GEHAKT of GEKAPT 
Ik deed het al lang, nog voor het woord vorig jaar in de ‘Dikke Van Dale’ verscheen. “Winkelhieren”. Ik doe aan winkelhieren. Het liefst doe ik het in eigen dorp. Winkelen in je eigen buurt, dorp of gemeente. De eigen middenstand een hart onder de riem steken. Wij zijn gezegend met twee bakkers, twee slagers, een Delhaize proxy, drie dokterspraktijken, een tandarts, een fietsenwinkel, een bloemenwinkel, een kinesistenpraktijk  enz...  Een hele tijd geleden, nog voor ‘het’ de wereld inpalmde, ging ik met mijn boodschappenlijstje in de hand naar de slager.
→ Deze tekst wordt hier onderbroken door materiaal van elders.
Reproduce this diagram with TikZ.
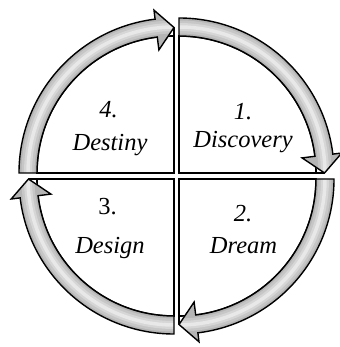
\documentclass[tikz,border=0pt]{standalone}
\usepackage{fontspec}
\setmainfont{Liberation Serif}
\tikzset{
  sectorline/.style={draw=black, line width=1.6pt, fill=white, line join=miter},
  bandline/.style={draw=black, line width=1.4pt, line join=miter},
  lbl/.style={anchor=base, inner sep=0pt, font=\fontsize{24.5}{28}\selectfont}
}
\newcommand\bandpath[1]{(#1:155) arc[start angle=#1, end angle=#1-83, radius=155] -- (#1-83:164) -- (#1-90:145.5) -- (#1-83:124) -- (#1-83:137) arc[start angle=#1-83, end angle=#1, radius=137] -- cycle}
\newcommand\quadsector[2]{%
  \begin{scope}[shift={#1}]
    \draw[sectorline] (0,0) -- (#2:137) arc[start angle=#2, end angle=#2-90, radius=137] -- (#2-90:145.5) -- cycle;
  \end{scope}}
\newcommand\quadband[2]{%
  \begin{scope}[shift={#1}]
    \fill[gray!58] \bandpath{#2};
    \begin{scope}
      \clip \bandpath{#2};
      \draw[gray!45, line width=13pt] (#2:146) arc[start angle=#2, end angle=#2-90, radius=146];
      \draw[gray!32, line width=8pt] (#2:146) arc[start angle=#2, end angle=#2-90, radius=146];
      \draw[gray!18, line width=3.5pt] (#2:146) arc[start angle=#2, end angle=#2-90, radius=146];
    \end{scope}
    \draw[bandline] \bandpath{#2};
  \end{scope}}
\begin{document}
\begin{tikzpicture}[x=1pt,y=1pt]
\useasboundingbox (0,0) rectangle (339,347);
\coordinate (c1) at (179,174);
\coordinate (c2) at (179,168);
\coordinate (c3) at (174,168);
\coordinate (c4) at (174,174);
\quadsector{(c1)}{90}
\quadsector{(c2)}{0}
\quadsector{(c3)}{-90}
\quadsector{(c4)}{180}
\quadband{(c1)}{90}
\quadband{(c2)}{0}
\quadband{(c3)}{-90}
\quadband{(c4)}{180}
\node[lbl] (n4) at (108.5,229) {\itshape 4.};
\node[lbl] (t4) at (110,196) {\itshape Destiny};
\node[lbl] (n1) at (243,227) {\itshape 1.};
\node[lbl] (t1) at (243,199) {\itshape Discovery};
\node[lbl] (n2) at (243,125) {\itshape 2.};
\node[lbl] (t2) at (243.5,93) {\itshape Dream};
\node[lbl] (n3) at (107.5,132) {3.};
\node[lbl] (t3) at (110,93) {\itshape Design};
\end{tikzpicture}
\end{document}
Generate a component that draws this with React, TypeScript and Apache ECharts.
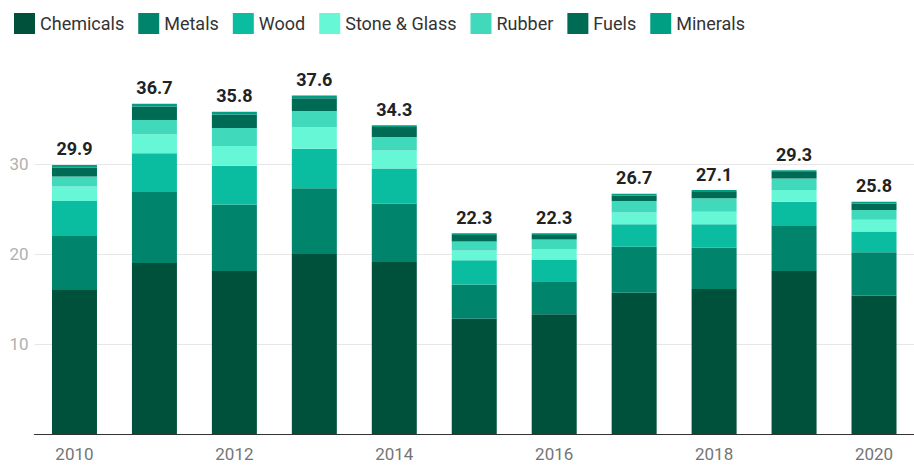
import React, { useEffect, useRef } from "react";
import * as echarts from "echarts";

const years = ["2010", "2011", "2012", "2013", "2014", "2015", "2016", "2017", "2018", "2019", "2020"];
const chemicals = [16.0, 19.0, 18.1, 20.0, 19.1, 12.8, 13.3, 15.7, 16.1, 18.1, 15.4];
const metals = [6.0, 7.9, 7.4, 7.3, 6.5, 3.8, 3.6, 5.1, 4.6, 5.1, 4.8];
const wood = [3.9, 4.3, 4.3, 4.4, 3.9, 2.7, 2.5, 2.5, 2.6, 2.6, 2.3];
const stoneGlass = [1.6, 2.1, 2.2, 2.4, 2.0, 1.1, 1.1, 1.3, 1.4, 1.3, 1.3];
const rubber = [1.1, 1.6, 2.0, 1.8, 1.5, 1.0, 1.1, 1.3, 1.5, 1.3, 1.1];
const fuels = [1.0, 1.5, 1.5, 1.4, 1.1, 0.7, 0.5, 0.6, 0.7, 0.7, 0.7];
const minerals = [0.3, 0.3, 0.3, 0.3, 0.2, 0.2, 0.2, 0.2, 0.2, 0.2, 0.2];
const totals = ["29.9", "36.7", "35.8", "37.6", "34.3", "22.3", "22.3", "26.7", "27.1", "29.3", "25.8"];

const seriesDefs = [
  { name: "Chemicals", data: chemicals, color: "#00513B" },
  { name: "Metals", data: metals, color: "#00846B" },
  { name: "Wood", data: wood, color: "#0BBDA0" },
  { name: "Stone & Glass", data: stoneGlass, color: "#66F7D6" },
  { name: "Rubber", data: rubber, color: "#41D9BC" },
  { name: "Fuels", data: fuels, color: "#006B55" },
  { name: "Minerals", data: minerals, color: "#009E82" },
];

export default function App() {
  const ref = useRef<HTMLDivElement>(null);
  useEffect(() => {
    if (!ref.current) return;
    const chart = echarts.init(ref.current, null, { renderer: "svg" });
    const font = "Roboto";
    chart.setOption({
      animation: false,
      textStyle: { fontFamily: font },
      legend: {
        left: 9,
        top: 8,
        itemWidth: 21,
        itemHeight: 21,
        itemGap: 14,
        icon: "rect",
        textStyle: { fontSize: 18, color: "#333", fontFamily: font },
        data: seriesDefs.map((s) => s.name),
      },
      grid: { left: 34.5, width: 890.5, top: 74, bottom: 31, containLabel: false },
      xAxis: {
        type: "category",
        data: years,
        axisTick: { show: false },
        axisLine: { lineStyle: { color: "#333", width: 1.2 } },
        axisLabel: { interval: 1, fontSize: 17, color: "#757575", margin: 11, fontFamily: font },
      },
      yAxis: {
        type: "value",
        min: 0,
        max: 40,
        interval: 10,
        axisLine: { show: false },
        axisTick: { show: false },
        axisLabel: {
          fontSize: 17,
          color: "#b0b0b0",
          margin: 6,
          showMinLabel: false,
          showMaxLabel: false,
          fontFamily: font,
        },
        splitLine: {
          showMinLine: false,
          showMaxLine: false,
          lineStyle: { color: "#e6e6e6", width: 1.2 },
        },
      },
      series: seriesDefs.map((s, i) => ({
        name: s.name,
        type: "bar",
        stack: "total",
        barWidth: 45,
        data: s.data,
        itemStyle: { color: s.color },
        label:
          i === seriesDefs.length - 1
            ? {
                show: true,
                position: "top",
                distance: 7,
                fontSize: 18,
                fontWeight: "bold",
                color: "#222",
                fontFamily: font,
                formatter: (p: any) => totals[p.dataIndex],
              }
            : { show: false },
      })),
    });
    return () => chart.dispose();
  }, []);
  return <div ref={ref} style={{ width: 914, height: 465, position: "absolute", left: 0, top: 0 }} />;
}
Een jonge, nieuwe winkelbediende stond achter de toog. Vriendelijk en verzorgd. Een beetje blos op haar wangen, lippen gestift en haar, haar netjes achterover bij elkaar gebonden. Haar eerste werkdag, je kon het zien, onwennig en zenuwachtig. Haar schort een maatje te groot. Gesierd met een naamkaartje met daarop in drukletters, goed zichtbaar ‘Roxanne’. “Wat mag het zijn voor meneer”. Ik schrok even want ik was nog volop bezig de nieuwe winkelbediende in mij op te nemen. “O, sorry, voor mij driehonderdvijftig gram gekapt”. Ze blijft even perplex staan en rent de winkel uit naar het atelier. Door het ronde raampje van de deur zie haar drukdoende tegen de meester slager. Ze komt de winkel terug binnen en buigt zich zover ze kan in de vleestoog en schept uit een grote kom met een spatel een grote brok “gehakt”. Zo staat het op het kaartje ”gemengd gehakt”. Vers runds- en varkensgehakt. Ik hou de weegschaal in het oog en zie dat het driehonderdvijfennegentig gram is. Ze vouwt nog een beetje onhandig het papier omheen het gehakt. Ik denk bij mezelf – dat is er niet meer bij – vroeger kreeg je beslist de vraag – “mag het iets meer zijn”. Ik bestel nog enkele fijne vleeswaren, reken af , zeg vriendelijk goeie dag en sta terug op straat. Ik heb mijn lesje geleerd. Bij de slager vraag je niet naar gekapt, wel naar gehakt. Wat is het verschil? Met mijn twee voeten terug in het nu, middenin het coronatijdperk. Alles beweegt, essentieel, want anders mag het niet. Je ziet het aan iedereen. Je waant je terug in de jaren ’60-’70. The Beatles- Rolling Stones-, Jimmy Hendrickx- en Melaniekapsels dagen terug op. Velen voelen zich ongemakkelijk nu ook de kappers verplicht de schaar hebben neergelegd. Voor mij ligt het anders. Al vele jaren ga ik door het leven met een voorhoofd dat reikt tot aan mijn nek. Om het met andere woorden te beschrijven, ik ben ei zona kaal. Met de ontleende tondeuse van mijn dochter, een welwillende echtgenote en amper tien minuten ziet mijn kapsel er weer prima uit. 

Het is zondagochtend. Met de ontleende uitdunschaar van mijn schoondochter word ik nu uitgedaagd om het  kapsel van mijn echtgenote te fatsoeneren, uit te dunnen. In de juiste snit leggen is een betere uitdrukking. Het angstzweet breekt mij uit. Mijn bloeddruk stijgt. Ik zet de schaar erin. Beef op het verkeerde moment. Zou graag mijn ogen sluiten en knippen, knippen en knippen. Dat kan ik best nu niet doen. In opperste concentratie knip ik heel voorzichtig stukje voor stukje. Haal de kam erdoor. Hou mijn hoofd even schuin. Hier nog een knip, daar nog een knip. Nog even de kam er door en klaar. Ik heb mijn vrouw voor het eerst “gekapt”. Voor mij ziet het er uit als ‘gehakt’. Wanneer zij na een tijdje met geföhnde haren tevoorschijn komt en haar duim in de hoogte steekt met de woorden ‘goed gedaan’, haal ik diep adem en valt er een last van mijn schouders. 
Dit lesje heb ik wel geleerd. Schoenmaker blijf bij je leest. De slager maakt ‘gehakt’ en de kapper heeft als zijn of haar werk af is, ‘gekapt’. Hopelijk gaan de kappers snel terug aan de slag en kan ik terug naar de slager voor ‘gehakt.”

B’ART

21 april 2020




Reacties

  1. Geweldig Bart! Plat van het lachen, zelfs na de zoveelste keer ik het lees.